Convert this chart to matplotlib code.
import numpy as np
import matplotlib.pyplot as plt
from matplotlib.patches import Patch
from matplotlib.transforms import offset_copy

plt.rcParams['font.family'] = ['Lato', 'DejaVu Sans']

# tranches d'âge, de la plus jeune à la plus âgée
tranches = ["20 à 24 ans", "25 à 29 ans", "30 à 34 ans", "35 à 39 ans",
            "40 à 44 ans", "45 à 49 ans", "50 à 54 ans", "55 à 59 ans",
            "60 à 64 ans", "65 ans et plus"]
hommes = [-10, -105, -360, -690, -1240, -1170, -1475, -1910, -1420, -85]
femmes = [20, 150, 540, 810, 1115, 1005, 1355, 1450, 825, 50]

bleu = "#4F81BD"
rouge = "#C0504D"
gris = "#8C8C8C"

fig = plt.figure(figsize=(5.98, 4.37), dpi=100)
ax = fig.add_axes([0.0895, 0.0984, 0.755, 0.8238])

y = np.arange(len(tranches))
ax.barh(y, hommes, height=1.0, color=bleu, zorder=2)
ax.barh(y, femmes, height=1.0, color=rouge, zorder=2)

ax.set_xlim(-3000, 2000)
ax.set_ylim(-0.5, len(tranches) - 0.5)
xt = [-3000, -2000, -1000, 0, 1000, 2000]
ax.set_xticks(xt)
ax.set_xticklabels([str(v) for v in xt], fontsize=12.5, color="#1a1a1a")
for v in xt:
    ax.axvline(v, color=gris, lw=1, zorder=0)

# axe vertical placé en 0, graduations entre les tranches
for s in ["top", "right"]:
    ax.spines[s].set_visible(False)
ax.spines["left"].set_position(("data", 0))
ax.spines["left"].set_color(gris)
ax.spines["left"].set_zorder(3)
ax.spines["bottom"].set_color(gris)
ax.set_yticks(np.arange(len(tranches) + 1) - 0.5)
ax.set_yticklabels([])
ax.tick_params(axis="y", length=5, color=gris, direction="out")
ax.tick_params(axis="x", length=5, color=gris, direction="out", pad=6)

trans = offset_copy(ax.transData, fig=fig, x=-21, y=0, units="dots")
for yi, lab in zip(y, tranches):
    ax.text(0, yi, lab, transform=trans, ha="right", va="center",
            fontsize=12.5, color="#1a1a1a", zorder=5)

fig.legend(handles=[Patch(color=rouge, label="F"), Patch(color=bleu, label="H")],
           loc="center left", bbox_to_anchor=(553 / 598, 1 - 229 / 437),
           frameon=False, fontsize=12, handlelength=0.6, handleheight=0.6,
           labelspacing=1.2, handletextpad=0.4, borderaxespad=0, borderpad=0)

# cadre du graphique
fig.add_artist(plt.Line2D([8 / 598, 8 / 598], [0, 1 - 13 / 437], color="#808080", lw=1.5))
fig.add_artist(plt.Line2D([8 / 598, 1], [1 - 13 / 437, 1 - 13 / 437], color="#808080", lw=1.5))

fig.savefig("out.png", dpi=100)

### The exercise:
From the first line of the listing above to the line with "ax.axvline(v, color=gris, lw=1, zorder=0)", please transcribe each line exactly, both ends included, and nothing beyond that.

### Final result:
Convert this chart to matplotlib code.
import numpy as np
import matplotlib.pyplot as plt
from matplotlib.patches import Patch
from matplotlib.transforms import offset_copy

plt.rcParams['font.family'] = ['Lato', 'DejaVu Sans']

# tranches d'âge, de la plus jeune à la plus âgée
tranches = ["20 à 24 ans", "25 à 29 ans", "30 à 34 ans", "35 à 39 ans",
            "40 à 44 ans", "45 à 49 ans", "50 à 54 ans", "55 à 59 ans",
            "60 à 64 ans", "65 ans et plus"]
hommes = [-10, -105, -360, -690, -1240, -1170, -1475, -1910, -1420, -85]
femmes = [20, 150, 540, 810, 1115, 1005, 1355, 1450, 825, 50]

bleu = "#4F81BD"
rouge = "#C0504D"
gris = "#8C8C8C"

fig = plt.figure(figsize=(5.98, 4.37), dpi=100)
ax = fig.add_axes([0.0895, 0.0984, 0.755, 0.8238])

y = np.arange(len(tranches))
ax.barh(y, hommes, height=1.0, color=bleu, zorder=2)
ax.barh(y, femmes, height=1.0, color=rouge, zorder=2)

ax.set_xlim(-3000, 2000)
ax.set_ylim(-0.5, len(tranches) - 0.5)
xt = [-3000, -2000, -1000, 0, 1000, 2000]
ax.set_xticks(xt)
ax.set_xticklabels([str(v) for v in xt], fontsize=12.5, color="#1a1a1a")
for v in xt:
    ax.axvline(v, color=gris, lw=1, zorder=0)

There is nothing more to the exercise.